0.9991 0.9997 0.9999 1.0000 1.0003 1.0024
That’s good.
stan_data$y <- data$valuenoisy
fit <- sampling(model,data=stan_data, chains = 4, cores = 4, iter = 2000,
control=list(max_treedepth=15))
as.data.frame(summary(fit)$summary) %>%
filter(grepl("distance",row.names(.))) %>% pull(Rhat) %>%
summary()
Min. 1st Qu. Median Mean 3rd Qu. Max.
0.9998 1.0604 1.2471 1.5819 1.7158 8.9999
That’s very bad.
stan_data <- read_rds("https://github.com/justinsavoie/personal_website/raw/main/real_data.rds")
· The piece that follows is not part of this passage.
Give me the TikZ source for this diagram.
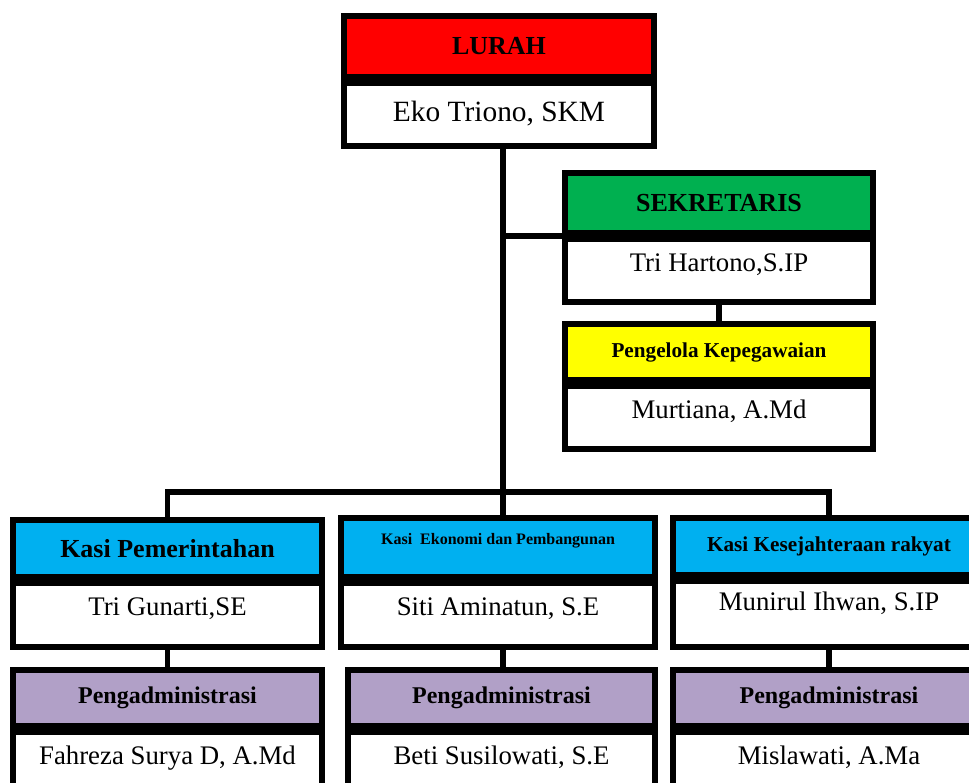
\documentclass[tikz,border=0pt]{standalone}
\usepackage{fontspec}
\setmainfont{Liberation Serif}
\usetikzlibrary{positioning}

\definecolor{lurahred}{HTML}{FF0000}
\definecolor{sekgreen}{HTML}{00B050}
\definecolor{pegyellow}{HTML}{FFFF00}
\definecolor{kasicyan}{HTML}{00B0F0}
\definecolor{admlilac}{HTML}{B1A0C7}

\begin{document}
\begin{tikzpicture}[
  x=0.5pt, y=-0.5pt,
  box/.style  = {draw, line width=2.9pt, inner sep=0pt, align=center},
  head/.style = {box, font=\bfseries},
  who/.style  = {box, fill=white, anchor=north, text height=9pt, text depth=8pt,
                 font=\fontsize{13.4}{15}\selectfont},
  conn/.style = {line width=2.7pt},
]
\clip (0,0) rectangle (969,782);

%% ---- lurah ----------------------------------------------------------------
\node[head, fill=lurahred, minimum width=155pt, minimum height=30.5pt,
      font=\bfseries\fontsize{13}{15}\selectfont] (lurahH) at (499,46.5) {LURAH};
\node[who, minimum width=155pt, minimum height=31.5pt, text height=10pt, text depth=3pt,
      font=\fontsize{14.7}{16}\selectfont] (lurahN) at (lurahH.south) {Eko Triono, SKM};

%% ---- sekretaris and pengelola ---------------------------------------------
\node[head, fill=sekgreen, minimum width=154pt, minimum height=30pt,
      font=\bfseries\fontsize{13}{15}\selectfont] (sekH) at (719,203) {SEKRETARIS};
\node[who, minimum width=154pt, minimum height=31.5pt] (sekN) at (sekH.south) {Tri Hartono,S.IP};

\node[head, fill=pegyellow, minimum width=154pt, minimum height=28pt,
      font=\bfseries\fontsize{10.6}{12}\selectfont] (pegH) at (719,352) {Pengelola Kepegawaian};
\node[who, minimum width=154pt, minimum height=31.5pt] (pegN) at (pegH.south) {Murtiana, A.Md};

%% ---- kasi row -------------------------------------------------------------
\node[head, fill=kasicyan, minimum width=154.5pt, minimum height=28.5pt,
      font=\bfseries\fontsize{13}{15}\selectfont] (pemH) at (167.5,548.5) {Kasi Pemerintahan};
\node[who, minimum width=154.5pt, minimum height=32pt] (pemN) at (pemH.south) {Tri Gunarti,SE};

\node[head, fill=kasicyan, minimum width=157pt, minimum height=29.5pt] (ekoH) at (498,547.5) {};
\node[font=\bfseries\fontsize{8}{10}\selectfont] (ekoT) at (498,541) {Kasi\ \ Ekonomi dan Pembangunan};
\node[who, minimum width=157pt, minimum height=32pt] (ekoN) at (ekoH.south) {Siti Aminatun, S.E};

\node[head, fill=kasicyan, minimum width=156pt, minimum height=28.5pt,
      font=\bfseries\fontsize{10.6}{12}\selectfont] (kesH) at (829,546.5) {Kasi Kesejahteraan rakyat};
\node[who, minimum width=156pt, minimum height=33pt, text depth=12pt] (kesN) at (kesH.south) {Munirul Ihwan, S.IP};

%% ---- pengadministrasi row -------------------------------------------------
\foreach \nm/\cx/\w/\who in {admA/167.5/154.5/{Fahreza Surya D, A.Md},
                             admB/501.5/153.5/{Beti Susilowati, S.E},
                             admC/829/156/{Mislawati, A.Ma}} {
  \node[head, fill=admlilac, minimum width=\w pt, minimum height=28pt,
        font=\bfseries\fontsize{12}{14}\selectfont] (\nm H) at (\cx,698) {Pengadministrasi};
  \node[who, minimum width=\w pt, minimum height=32pt] (\nm N) at (\nm H.south) {\who};
}

%% ---- connectors -----------------------------------------------------------
\coordinate (bus) at (503,492);
\draw[conn] (lurahN.south -| bus) -- (bus);
\draw[conn] (bus |- sekH.south west) -- (sekH.south west);
\draw[conn] (sekN.south) -- (pegH.north);
\draw[conn] (pemH.north) -- (pemH.north |- bus) -- (kesH.north |- bus) -- (kesH.north);
\draw[conn] (bus) -- (bus |- ekoH.north);
\draw[conn] (pemN.south) -- (admAH.north);
\draw[conn] (ekoN.south -| bus) -- (admBH.north -| bus);
\draw[conn] (kesN.south) -- (admCH.north);

\end{tikzpicture}
\end{document}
fit <- sampling(model,data=stan_data, chains = 4, cores = 4, iter = 2000,
control=list(max_treedepth=15))
as.data.frame(summary(fit)$summary) %>%
filter(grepl("distance",row.names(.))) %>% pull(Rhat) %>%
summary()
Min. 1st Qu. Median Mean 3rd Qu. Max.
0.9992 1.0334 1.2037 1.7067 1.8082 17.6371
That’s very bad, also.
I wondered if anyone has advice concerning such a latent space model where the problem isn’t invariance, but rather, the fact that some the data generating process is very noisy. Priors? Different specification of the latent space? What do people generally do to fit a latent space to not very collaborative data? Thanks in advance!